The sad issue is that management spends so much money to place advertisements to recruit staff to fill vacancies while staff get stuck down the line in their permanent position till retirement without being mentored to assume those positions. 

Often management’s mantra has been - “maximising profit and minimising liabilities cost,” but these same managers spend so much on training and growing new staff where on-the-job development relationship and skill-building would be better and cheaper.

Again, senior managers are left to retire and leave with skills and experience without mentoring their subordinates to facilitate continuity of expertise. 

Accordingly, neglect of the issues unique to the role of the mentor leaves a critical gap in the understanding of the overall mentorship process and hampers theoretical and practical development of the field.

Mentoring relationship is an inherently complex process, with the mentor and the protégé each enacting different roles and responsibilities in the relationship. The success of any mentorship is dependent on the behaviour of both the mentor and the protégé. 

It is an ongoing event as opposed to a one-time event. Successful mentoring is characterised by shared responsibility among the mentor, the protégés, and the protégés’ managers.

From a practical perspective, mentors play a key role in organisations as they ensure the transfer and continuation of knowledge and help prepare junior colleagues for further organisational responsibility. Also, they help to communicate honestly and openly with the protégé. 

They treat the relationship with the protégé as a learning opportunity and also take the time to get to know the protégé.

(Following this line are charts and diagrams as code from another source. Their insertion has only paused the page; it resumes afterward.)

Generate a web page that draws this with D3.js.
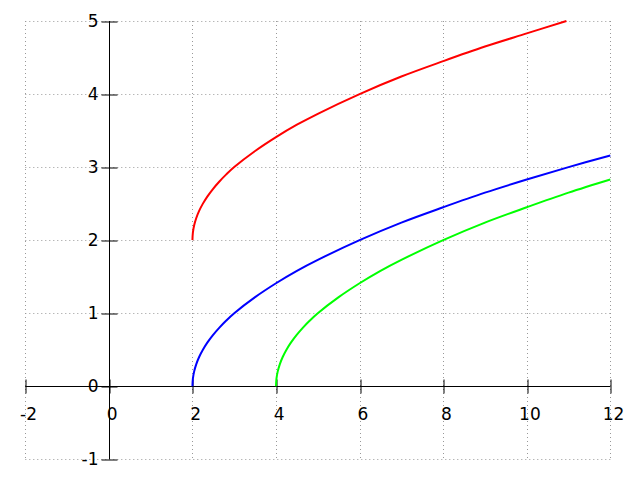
<!DOCTYPE html>
<html><head><meta charset="utf-8">
<script src="https://cdn.jsdelivr.net/npm/d3@7"></script>
<style>html,body{margin:0;padding:0;background:#fff}</style>
</head><body>
<script>
const xTicks = [-2, 0, 2, 4, 6, 8, 10, 12];
const yTicks = [-1, 0, 1, 2, 3, 4, 5];
const blueX = [2, 2.01, 2.04, 2.09, 2.16, 2.25, 2.36, 2.49, 2.64, 2.81, 3, 3.5, 4, 4.5, 5, 6, 7, 8, 9, 10, 11, 12];
const blueY = [0, 0.1, 0.2, 0.3, 0.4, 0.5, 0.6, 0.7, 0.8, 0.9, 1, 1.22, 1.41, 1.58, 1.73, 2, 2.24, 2.45, 2.65, 2.83, 3, 3.16];
const greenX = [4, 4.01, 4.04, 4.09, 4.16, 4.25, 4.36, 4.49, 4.64, 4.81, 5, 5.5, 6, 6.5, 7, 8, 9, 10, 11, 12];
const greenY = [0, 0.1, 0.2, 0.3, 0.4, 0.5, 0.6, 0.7, 0.8, 0.9, 1, 1.22, 1.41, 1.58, 1.73, 2, 2.24, 2.45, 2.65, 2.83];
const redX = [2, 2.01, 2.04, 2.09, 2.16, 2.25, 2.36, 2.49, 2.64, 2.81, 3, 3.5, 4, 4.5, 5, 6, 7, 8, 9, 10, 10.95];
const redY = [2, 2.1, 2.2, 2.3, 2.4, 2.5, 2.6, 2.7, 2.8, 2.9, 3, 3.22, 3.41, 3.58, 3.73, 4, 4.24, 4.45, 4.65, 4.83, 5];

const W = 640, H = 480;
const FONT = "'DejaVu Sans', sans-serif";
const svg = d3.select("body").append("svg").attr("width", W).attr("height", H)
  .style("font-family", FONT);

const x = d3.scaleLinear().domain([-2, 12]).range([25.3, 610.3]);
const y = d3.scaleLinear().domain([-1, 5]).range([459.3, 21]);

// grid
const grid = svg.append("g").attr("stroke", "#999").attr("stroke-width", 1).attr("stroke-dasharray", "1,3");
grid.selectAll("line.v").data(xTicks).join("line")
  .attr("x1", d => Math.round(x(d)) + 0.5).attr("x2", d => Math.round(x(d)) + 0.5)
  .attr("y1", y(5)).attr("y2", y(-1));
grid.selectAll("line.h").data(yTicks).join("line")
  .attr("y1", d => Math.round(y(d)) + 0.5).attr("y2", d => Math.round(y(d)) + 0.5)
  .attr("x1", x(-2)).attr("x2", x(12));

const fmt = d => String(d);

// x axis at y=0
const y0 = Math.round(y(0)) + 0.5;
const xAxis = d3.axisBottom(x).tickValues(xTicks).tickSize(7).tickPadding(0).tickFormat(fmt);
const gx = svg.append("g").attr("transform", `translate(0,${y0})`).call(xAxis);
gx.select(".domain").remove();
gx.selectAll(".tick line").attr("y1", -7).attr("y2", 7).attr("stroke", "#000")
  .attr("transform", d => `translate(${Math.round(x(d)) + 0.5 - x(d)},0)`);
gx.selectAll(".tick text").attr("y", 21).attr("dy", "0.71em").attr("dx", 2.7)
  .style("font-size", "17px").style("font-family", FONT).attr("fill", "#000");
svg.append("line").attr("x1", x(-2)).attr("x2", x(12)).attr("y1", y0).attr("y2", y0).attr("stroke", "#000");

// y axis at x=0
const x0 = Math.round(x(0)) + 0.5;
const yAxis = d3.axisLeft(y).tickValues(yTicks).tickSize(8).tickPadding(3).tickFormat(fmt);
const gy = svg.append("g").attr("transform", `translate(${x0},0)`).call(yAxis);
gy.select(".domain").remove();
gy.selectAll(".tick line").attr("x1", -8).attr("x2", 8).attr("stroke", "#000")
  .attr("transform", d => `translate(0,${Math.round(y(d)) + 0.5 - y(d)})`);
gy.selectAll(".tick text").attr("x", -11)
  .style("font-size", "17px").style("font-family", FONT).attr("fill", "#000");
svg.append("line").attr("x1", x0).attr("x2", x0).attr("y1", y(5)).attr("y2", y(-1)).attr("stroke", "#000");

// curves
const series = [
  {xs: redX, ys: redY, color: "#ff0000"},
  {xs: blueX, ys: blueY, color: "#0000ff"},
  {xs: greenX, ys: greenY, color: "#00ff00"}
];
const line = d3.line().x(d => x(d[0])).y(d => y(d[1])).curve(d3.curveCatmullRom.alpha(0.5));
svg.selectAll("path.curve").data(series).join("path").attr("class", "curve")
  .attr("d", s => line(s.xs.map((v, i) => [v, s.ys[i]])))
  .attr("fill", "none").attr("stroke", s => s.color).attr("stroke-width", 2);
</script>
</body></html>
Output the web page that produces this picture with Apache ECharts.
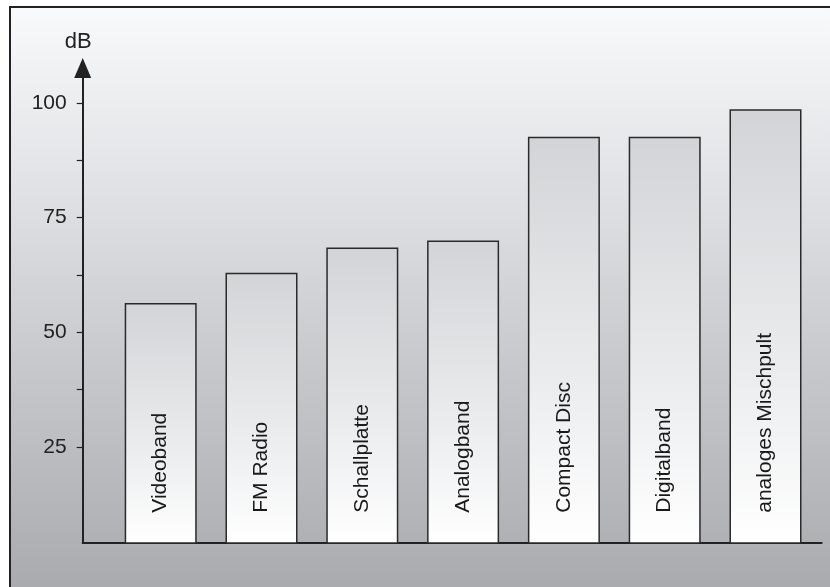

Mentors help explain differences in the career advancement of colleagues.

Mentorship and maintenance should be seen as an effective management tool aimed at helping newly employed staff to conform to the organisational culture.

Mentors share successes and failures as well as real-life stories that can offer insight to protégés. 

It is argued that organisations need to shift their collective mind-set about learning from one that is reductionist in nature (viewing mentoring as a one-time, one-on-one relationship) to one that encourages expansionist thinking. 

This new mind-set redefines formal mentoring as organisational initiatives to involve groups of employees led by organisational veterans who are networked with the employees’ immediate managers. 

The new approach creates a partnership among participants, learning leaders, and supervisors that is based on empowerment and shared responsibility for the learning and growth that takes place in the organisations.